Rockerkrieg in Köln: "Als wären wir hier im Wilden Westen"

Der erste deutsche "Hells Angels"-Ableger entstand 1973.
Das sagt der Polizeipräsident. Wenn Bandidos und Hells Angels aufeinander losgehen, ist niemand mehr sicher.

Wenige Fußminuten vom Kölner Dom entfernt peitschen Schüsse durch eine Straße. Stunden später geht ein wahrer Kugelregen auf eine Spielhalle nieder: Das sind Szenen aus Köln vom vergangenen Freitag. Mancher Einwohner fragt sich seitdem: Ist das jetzt Wilder Westen hier? Am Mittwoch gab Polizeipräsident Uwe Jacob die Antwort: Ja, das ist Wilder Westen. „Mitten auf Kölner Straßen wird mit hochkarätigen Waffen geschossen“, sagte er bei einer Pressekonferenz. „Als wären wir hier im Wilden Westen wird hier rumgeballert.“

Konflikt gegen Rockerbanden schaukelt sich weiter hoch

Hintergrund der Schießereien ist ein sich immer weiter hochschaukelnder Konflikt zwischen den Rockerbanden Bandidos und Hells Angels. Die Bandidos dominieren in Nordrhein-Westfalen seit langem das Ruhrgebiet, im Rheinland hatten eher die Hells Angels das Sagen. In letzter Zeit aber, so erläutert Klaus-Stephan Becker, Leiter Direktion Kriminalität, hätten die Hells Angels in Köln zunehmend ihre Durchsetzungskraft und Reputation in der Szene eingebüßt. In dieses Machtvakuum wolle jetzt der Bandidos-Chef vorstoßen.

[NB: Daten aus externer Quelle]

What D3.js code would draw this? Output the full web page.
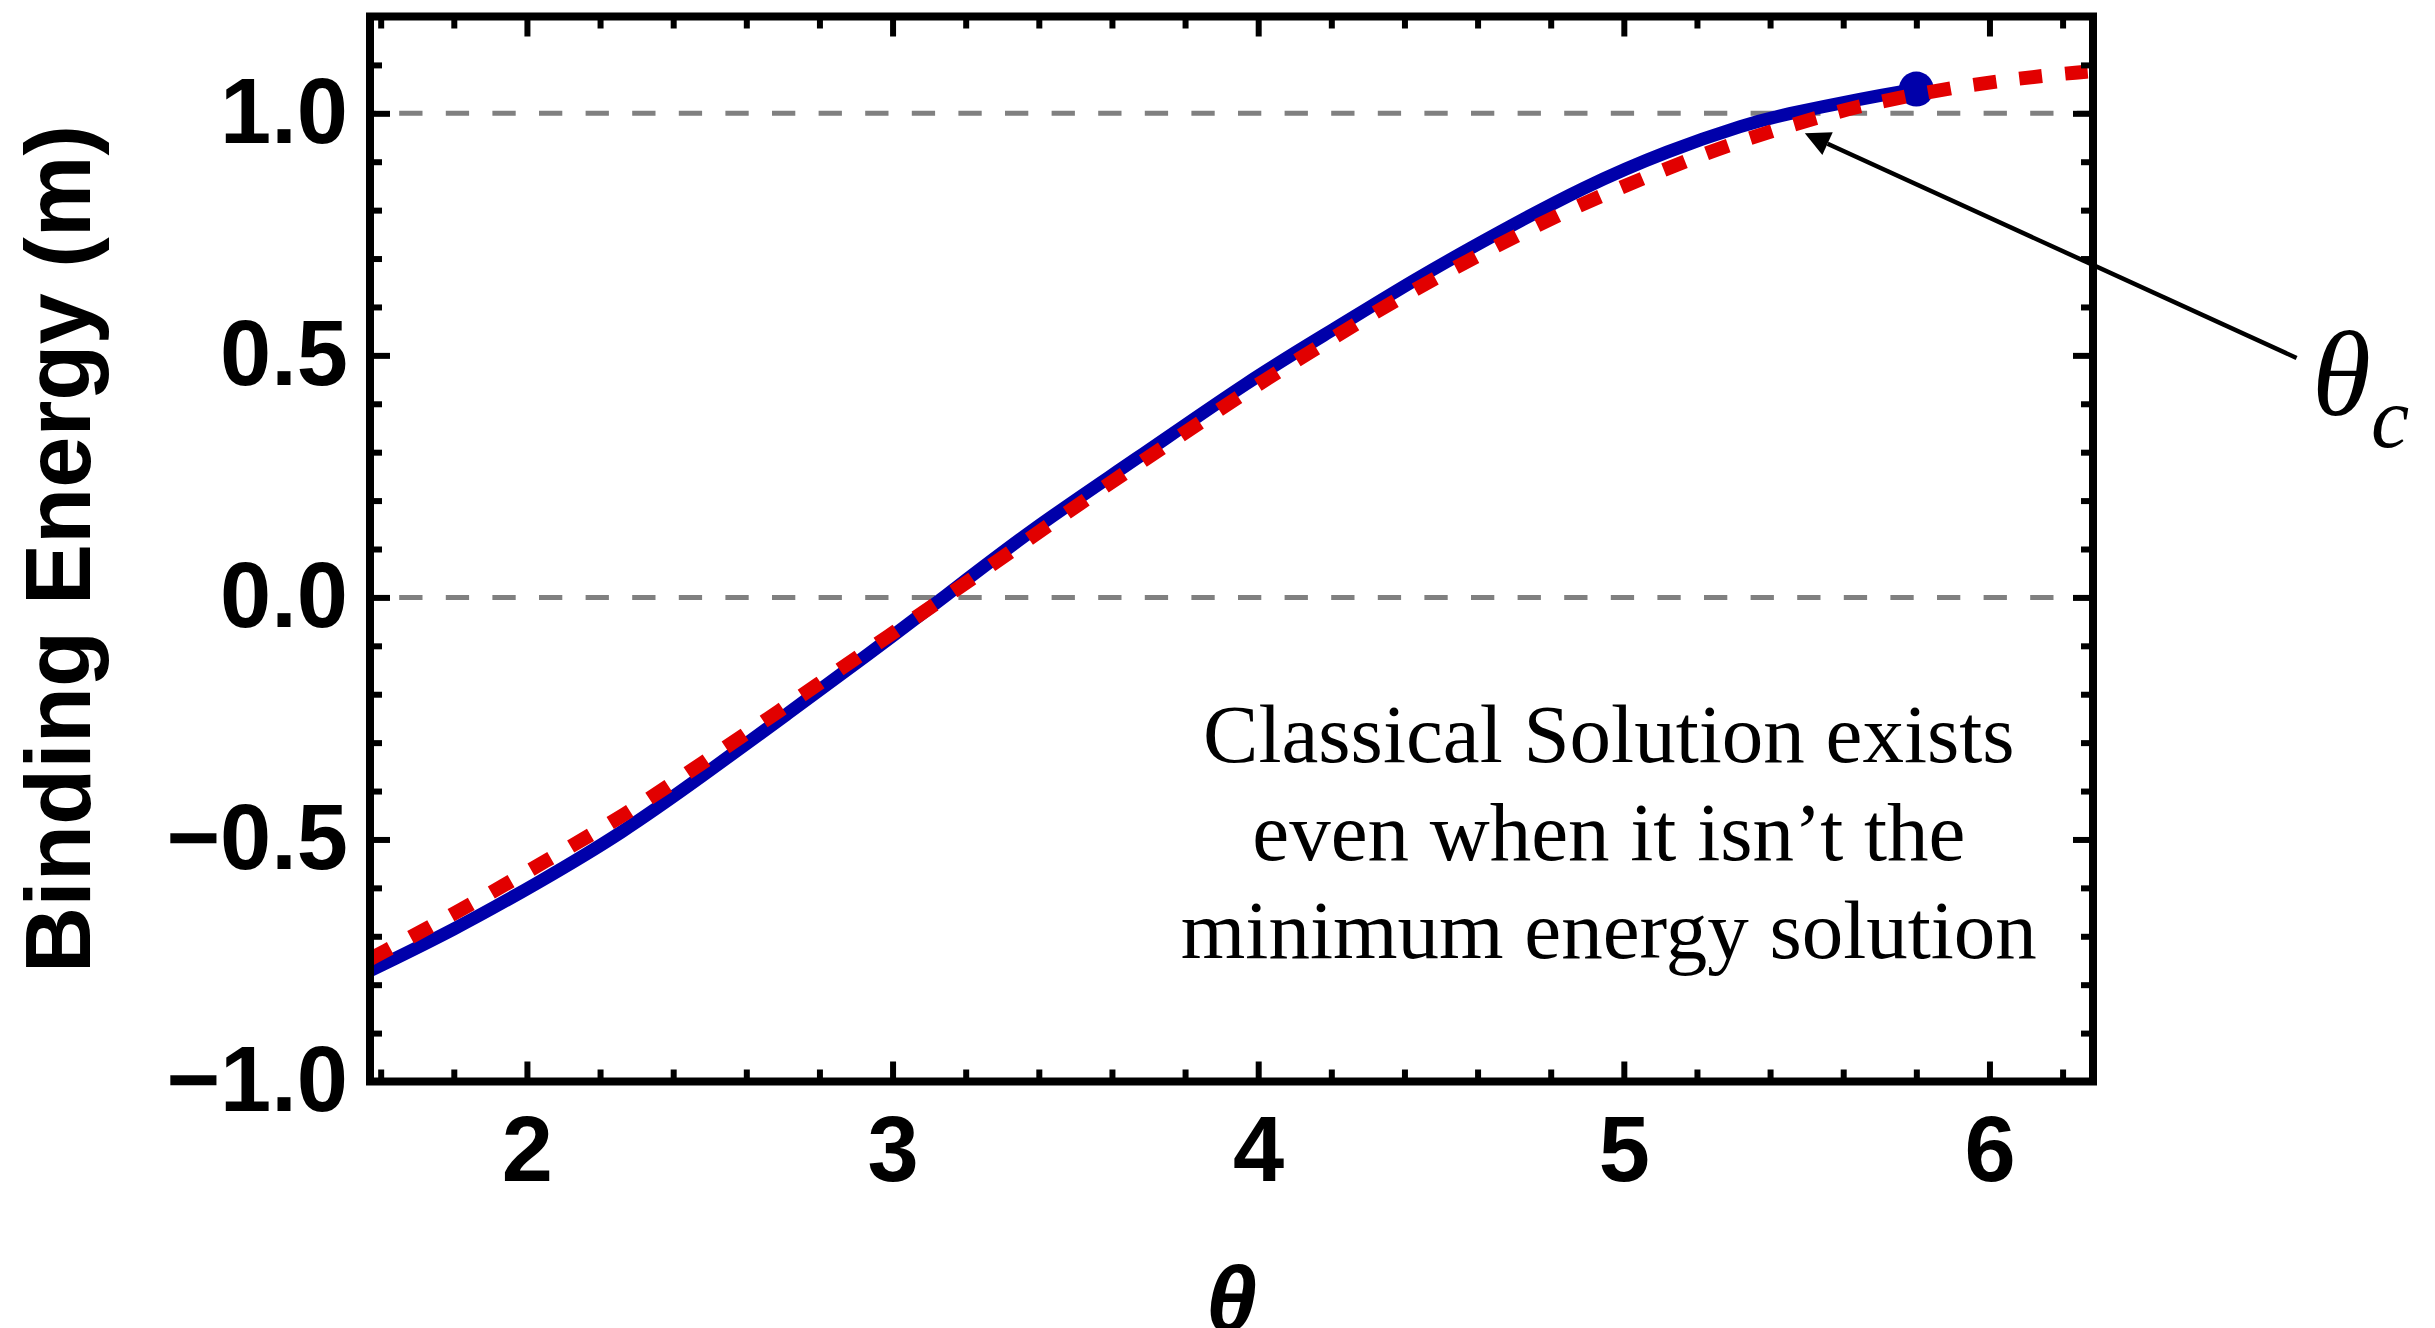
<!DOCTYPE html>
<html lang="en">
<head>
<meta charset="UTF-8">
<title>Binding Energy</title>
<script src="https://cdn.jsdelivr.net/npm/d3@7"></script>
<style>
body { margin: 0; background: #fff; }
.tick text { font-family: "Liberation Sans", Arial, sans-serif; font-weight: bold; font-size: 92px; fill: #000; }
.tick line { stroke: #000; stroke-width: 6; }
.note { font-family: "Liberation Serif", "Times New Roman", serif; font-size: 83px; fill: #000; }
</style>
</head>
<body>
<script>
var width = 2435, height = 1328;
// plot box ("top" is taken by window.top, so keep own names)
var padL = 370, padR = 2093, padT = 16.5, padB = 1081.5;

// solid blue curve (classical solution)
var blueTheta = [1.571, 1.80, 2.03, 2.26, 2.48, 2.71, 2.94, 3.14, 3.39, 3.66, 3.98, 4.21, 4.43, 4.66, 4.89, 5.12, 5.34, 5.43, 5.66, 5.80];
var blueValue = [-0.771, -0.687, -0.590, -0.487, -0.369, -0.242, -0.114, 0.0, 0.146, 0.282, 0.451, 0.555, 0.658, 0.755, 0.848, 0.923, 0.979, 0.996, 1.032, 1.050];

// dashed red curve
var redTheta = [1.571, 1.83, 2.05, 2.27, 2.48, 2.69, 2.90, 3.11, 3.32, 3.53, 3.74, 3.95, 4.17, 4.38, 4.61, 4.83, 5.07, 5.30, 5.55, 5.67, 5.92, 6.17, 6.283];
var redValue = [-0.747, -0.642, -0.545, -0.449, -0.342, -0.235, -0.125, -0.018, 0.093, 0.203, 0.310, 0.417, 0.520, 0.617, 0.710, 0.795, 0.872, 0.940, 0.996, 1.020, 1.057, 1.080, 1.087];

// end point of the classical solution
var critTheta = [5.80];
var critValue = [1.050];

var xTicks = [2, 3, 4, 5, 6];
var yTicks = [-1, -0.5, 0, 0.5, 1];
var refLines = [0, 1];

var svg = d3.select("body").append("svg")
    .attr("width", width)
    .attr("height", height);

var x = d3.scaleLinear().domain([Math.PI / 2, 2 * Math.PI]).range([padL, padR]);
var y = d3.scaleLinear().domain([-1, 1.2]).range([padB, padT]);

svg.append("defs").append("clipPath").attr("id", "plot")
    .append("rect")
    .attr("x", padL).attr("y", padT)
    .attr("width", padR - padL).attr("height", padB - padT);

// gray dashed reference lines
svg.append("g").selectAll("line")
    .data(refLines).enter()
    .append("line")
    .attr("x1", padL).attr("x2", padR)
    .attr("y1", function(d) { return y(d); })
    .attr("y2", function(d) { return y(d); })
    .attr("stroke", "#808080")
    .attr("stroke-width", 5)
    .attr("stroke-dasharray", "23.3,23.3")
    .attr("stroke-dashoffset", 17.4);

var line = d3.line()
    .x(function(d) { return x(d[0]); })
    .y(function(d) { return y(d[1]); })
    .curve(d3.curveBasis);

var curves = svg.append("g").attr("clip-path", "url(#plot)");

curves.append("path")
    .datum(d3.zip(blueTheta, blueValue))
    .attr("d", line)
    .attr("fill", "none")
    .attr("stroke", "#0000aa")
    .attr("stroke-width", 13);

curves.selectAll("circle")
    .data(d3.zip(critTheta, critValue)).enter()
    .append("circle")
    .attr("cx", function(d) { return x(d[0]); })
    .attr("cy", function(d) { return y(d[1]); })
    .attr("r", 17.5)
    .attr("fill", "#0000aa");

curves.append("path")
    .datum(d3.zip(redTheta, redValue))
    .attr("d", line)
    .attr("fill", "none")
    .attr("stroke", "#e20000")
    .attr("stroke-width", 14)
    .attr("stroke-dasharray", "23,23");

// frame
svg.append("rect")
    .attr("x", padL).attr("y", padT)
    .attr("width", padR - padL).attr("height", padB - padT)
    .attr("fill", "none")
    .attr("stroke", "#000")
    .attr("stroke-width", 8);

// ticks on all four sides, pointing inward
var xMinor = d3.range(1.6, 6.3, 0.2).filter(function(v) { return Math.abs(v - Math.round(v)) > 0.01; });
var yMinor = d3.range(-0.9, 1.2, 0.1).filter(function(v) { return Math.abs(v * 2 - Math.round(v * 2)) > 0.01; });

function clean(g) { g.select(".domain").remove(); }

svg.append("g").attr("transform", "translate(0," + padB + ")")
    .call(d3.axisBottom(x).tickValues(xTicks).tickSize(-20).tickPadding(34).tickFormat(d3.format("d")))
    .call(clean);
svg.append("g").attr("transform", "translate(0," + padB + ")")
    .call(d3.axisBottom(x).tickValues(xMinor).tickSize(-12).tickFormat(""))
    .call(clean);
svg.append("g").attr("transform", "translate(0," + padT + ")")
    .call(d3.axisTop(x).tickValues(xTicks).tickSize(-20).tickFormat(""))
    .call(clean);
svg.append("g").attr("transform", "translate(0," + padT + ")")
    .call(d3.axisTop(x).tickValues(xMinor).tickSize(-12).tickFormat(""))
    .call(clean);

svg.append("g").attr("transform", "translate(" + padL + ",0)")
    .call(d3.axisLeft(y).tickValues(yTicks).tickSize(-20).tickPadding(22).tickFormat(d3.format(".1f")))
    .call(clean);
svg.append("g").attr("transform", "translate(" + padL + ",0)")
    .call(d3.axisLeft(y).tickValues(yMinor).tickSize(-12).tickFormat(""))
    .call(clean);
svg.append("g").attr("transform", "translate(" + padR + ",0)")
    .call(d3.axisRight(y).tickValues(yTicks).tickSize(-20).tickFormat(""))
    .call(clean);
svg.append("g").attr("transform", "translate(" + padR + ",0)")
    .call(d3.axisRight(y).tickValues(yMinor).tickSize(-12).tickFormat(""))
    .call(clean);

// axis titles
svg.append("text")
    .attr("transform", "translate(90," + ((padT + padB) / 2) + ") rotate(-90)")
    .attr("text-anchor", "middle")
    .style("font-family", "'Liberation Sans', Arial, sans-serif")
    .style("font-weight", "bold")
    .style("font-size", "92px")
    .text("Binding Energy (m)");

svg.append("text")
    .attr("x", (padL + padR) / 2)
    .attr("y", 1331)
    .attr("text-anchor", "middle")
    .style("font-family", "'Liberation Sans', Arial, sans-serif")
    .style("font-weight", "bold")
    .style("font-style", "italic")
    .style("font-size", "92px")
    .text("θ");

// annotation text
var noteLines = ["Classical Solution exists", "even when it isn’t the", "minimum energy solution"];
svg.append("g").selectAll("text")
    .data(noteLines).enter()
    .append("text")
    .attr("class", "note")
    .attr("x", x(4.959))
    .attr("y", function(d, i) { return y(-0.340) + i * 98; })
    .attr("text-anchor", "middle")
    .text(function(d) { return d; });

// arrow pointing to theta_c
var tip = [x(5.495), y(0.9587)];
var tail = [x(6.840), y(0.4946)];
var dx = tip[0] - tail[0], dy = tip[1] - tail[1];
var len = Math.sqrt(dx * dx + dy * dy);
var ux = dx / len, uy = dy / len;
var headLen = 25, headHalf = 12.5;
var base = [tip[0] - ux * headLen, tip[1] - uy * headLen];

svg.append("line")
    .attr("x1", tail[0]).attr("y1", tail[1])
    .attr("x2", base[0]).attr("y2", base[1])
    .attr("stroke", "#000")
    .attr("stroke-width", 4.5);

svg.append("path")
    .attr("d", "M" + tip[0] + "," + tip[1] +
        "L" + (base[0] - uy * headHalf) + "," + (base[1] + ux * headHalf) +
        "L" + (base[0] + uy * headHalf) + "," + (base[1] - ux * headHalf) + "Z")
    .attr("fill", "#000");

var thetaC = svg.append("text")
    .attr("x", 2312)
    .attr("y", 415)
    .style("font-family", "'Liberation Serif', 'Times New Roman', serif")
    .style("font-style", "italic")
    .style("font-size", "120px")
    .text("θ");
thetaC.append("tspan")
    .attr("dy", 32)
    .style("font-size", "86px")
    .text("c");
</script>
</body>
</html>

"Glücklicher Zufall, dass bisher niemand zu Tode gekommen ist"

Auf Außenstehende wird dabei keine Rücksicht genommen. „Hier ist ein offener Konflikt auf der Straße entstanden, wo Unbeteiligte extrem durch gefährdet werden“, stellt Jacob klar. Wer gerade zur falschen Zeit am falschen Ort ist, hat eben Pech. Es sei nur ein „glücklicher Zufall, dass bisher noch niemand zu Tode gekommen“ sei, räumt Becker ein. Jacob sagt: „Mich macht es zornig.“

Wer sind diese Leute, denen das Leben unschuldiger Menschen demnach gleichgültig ist? Die Polizei zeigt Fotos, die die Bandidos und die Hells Angels bei Treffen vor der Kölner Lanxess-Arena jeweils von sich gemacht haben. Man sieht junge dunkelhaarige, muskelbepackte Männer. „Das sind ganz überwiegend Migranten unterschiedlicher Nationalitäten“, erläutert Becker. Junge Männer aus der Türkei seien darunter, aus dem Kosovo und aus Nordafrika.

Mit den klassischen Rockern von früher haben diese Gruppen nach Einschätzung der Polizei nicht mehr viel zu tun. Manche hätten noch nicht mal ein Motorrad. Es handele sich vielmehr ganz einfach um Kriminelle, die unter dem Nimbus der Rocker ihre wirtschaftliche Interessen verfolgten. Es geht um die Türsteher-Szene, um Shisha-Bars, Drogenhandel. Dabei sind die Banden gar nicht mal so groß: ungefähr 50 Leute pro Gruppe in Köln.

Und jetzt - was will die Polizei unternehmen? „Wir werden es nicht dulden, dass es in Köln so weitergeht wie bisher. Wer hier in Köln den Rechtsstaat so herausfordert, der wird Antwort bekommen“, gelobt Jacob. Erste Durchsuchungen habe es am Mittwoch schon gegeben. Zudem werde man verstärkt kontrollieren. Es würden Zivilfahnder und erfahrene Ermittler aus dem Bereich der organisierten Kriminalität eingesetzt. Ein wichtiger Punkt sei auch die Finanzermittlung: Wie kommen die Bandenmitglieder zum Beispiel an ihre superteuren Autos? „Wir handeln ununterbrochen“, betont Jacob. Aber er räumt auch ein: Man brauche einen „langen Atem“ dazu.